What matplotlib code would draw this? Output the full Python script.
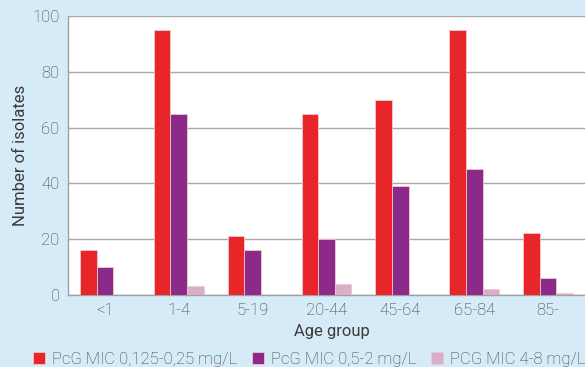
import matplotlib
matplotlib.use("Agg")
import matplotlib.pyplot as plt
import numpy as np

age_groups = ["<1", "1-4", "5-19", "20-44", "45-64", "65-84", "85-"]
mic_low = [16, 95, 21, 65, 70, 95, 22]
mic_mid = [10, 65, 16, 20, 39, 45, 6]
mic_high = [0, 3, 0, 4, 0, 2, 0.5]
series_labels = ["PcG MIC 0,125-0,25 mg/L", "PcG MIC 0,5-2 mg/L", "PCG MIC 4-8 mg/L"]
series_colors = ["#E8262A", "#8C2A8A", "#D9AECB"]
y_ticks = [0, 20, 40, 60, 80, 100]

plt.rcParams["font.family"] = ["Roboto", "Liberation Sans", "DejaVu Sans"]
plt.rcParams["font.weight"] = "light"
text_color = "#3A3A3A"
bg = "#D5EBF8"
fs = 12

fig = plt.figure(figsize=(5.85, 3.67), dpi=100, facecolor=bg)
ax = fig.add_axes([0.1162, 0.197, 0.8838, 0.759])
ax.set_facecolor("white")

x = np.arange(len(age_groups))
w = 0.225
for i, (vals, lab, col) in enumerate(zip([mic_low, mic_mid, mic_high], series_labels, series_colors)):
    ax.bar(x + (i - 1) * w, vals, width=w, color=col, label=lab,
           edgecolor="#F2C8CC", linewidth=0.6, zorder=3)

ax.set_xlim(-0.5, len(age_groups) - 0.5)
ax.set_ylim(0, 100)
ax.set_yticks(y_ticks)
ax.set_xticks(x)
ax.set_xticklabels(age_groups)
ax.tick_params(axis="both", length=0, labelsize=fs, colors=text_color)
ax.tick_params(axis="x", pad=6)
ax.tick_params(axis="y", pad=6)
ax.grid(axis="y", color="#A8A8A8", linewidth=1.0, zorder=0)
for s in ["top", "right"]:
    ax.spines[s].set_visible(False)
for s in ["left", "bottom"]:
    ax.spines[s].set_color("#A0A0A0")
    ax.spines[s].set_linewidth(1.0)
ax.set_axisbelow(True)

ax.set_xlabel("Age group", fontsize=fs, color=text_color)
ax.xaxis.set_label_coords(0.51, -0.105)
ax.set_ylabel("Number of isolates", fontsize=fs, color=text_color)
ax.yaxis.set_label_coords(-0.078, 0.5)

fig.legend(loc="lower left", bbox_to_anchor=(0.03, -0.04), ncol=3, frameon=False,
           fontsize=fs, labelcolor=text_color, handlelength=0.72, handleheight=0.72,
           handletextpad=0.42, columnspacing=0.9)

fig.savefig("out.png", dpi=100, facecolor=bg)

§ §

### Written request
Print the listing above in full, exactly as written. Omit any pictures.

### Result
What matplotlib code would draw this? Output the full Python script.
import matplotlib
matplotlib.use("Agg")
import matplotlib.pyplot as plt
import numpy as np

age_groups = ["<1", "1-4", "5-19", "20-44", "45-64", "65-84", "85-"]
mic_low = [16, 95, 21, 65, 70, 95, 22]
mic_mid = [10, 65, 16, 20, 39, 45, 6]
mic_high = [0, 3, 0, 4, 0, 2, 0.5]
series_labels = ["PcG MIC 0,125-0,25 mg/L", "PcG MIC 0,5-2 mg/L", "PCG MIC 4-8 mg/L"]
series_colors = ["#E8262A", "#8C2A8A", "#D9AECB"]
y_ticks = [0, 20, 40, 60, 80, 100]

plt.rcParams["font.family"] = ["Roboto", "Liberation Sans", "DejaVu Sans"]
plt.rcParams["font.weight"] = "light"
text_color = "#3A3A3A"
bg = "#D5EBF8"
fs = 12

fig = plt.figure(figsize=(5.85, 3.67), dpi=100, facecolor=bg)
ax = fig.add_axes([0.1162, 0.197, 0.8838, 0.759])
ax.set_facecolor("white")

x = np.arange(len(age_groups))
w = 0.225
for i, (vals, lab, col) in enumerate(zip([mic_low, mic_mid, mic_high], series_labels, series_colors)):
    ax.bar(x + (i - 1) * w, vals, width=w, color=col, label=lab,
           edgecolor="#F2C8CC", linewidth=0.6, zorder=3)

ax.set_xlim(-0.5, len(age_groups) - 0.5)
ax.set_ylim(0, 100)
ax.set_yticks(y_ticks)
ax.set_xticks(x)
ax.set_xticklabels(age_groups)
ax.tick_params(axis="both", length=0, labelsize=fs, colors=text_color)
ax.tick_params(axis="x", pad=6)
ax.tick_params(axis="y", pad=6)
ax.grid(axis="y", color="#A8A8A8", linewidth=1.0, zorder=0)
for s in ["top", "right"]:
    ax.spines[s].set_visible(False)
for s in ["left", "bottom"]:
    ax.spines[s].set_color("#A0A0A0")
    ax.spines[s].set_linewidth(1.0)
ax.set_axisbelow(True)

ax.set_xlabel("Age group", fontsize=fs, color=text_color)
ax.xaxis.set_label_coords(0.51, -0.105)
ax.set_ylabel("Number of isolates", fontsize=fs, color=text_color)
ax.yaxis.set_label_coords(-0.078, 0.5)

fig.legend(loc="lower left", bbox_to_anchor=(0.03, -0.04), ncol=3, frameon=False,
           fontsize=fs, labelcolor=text_color, handlelength=0.72, handleheight=0.72,
           handletextpad=0.42, columnspacing=0.9)

fig.savefig("out.png", dpi=100, facecolor=bg)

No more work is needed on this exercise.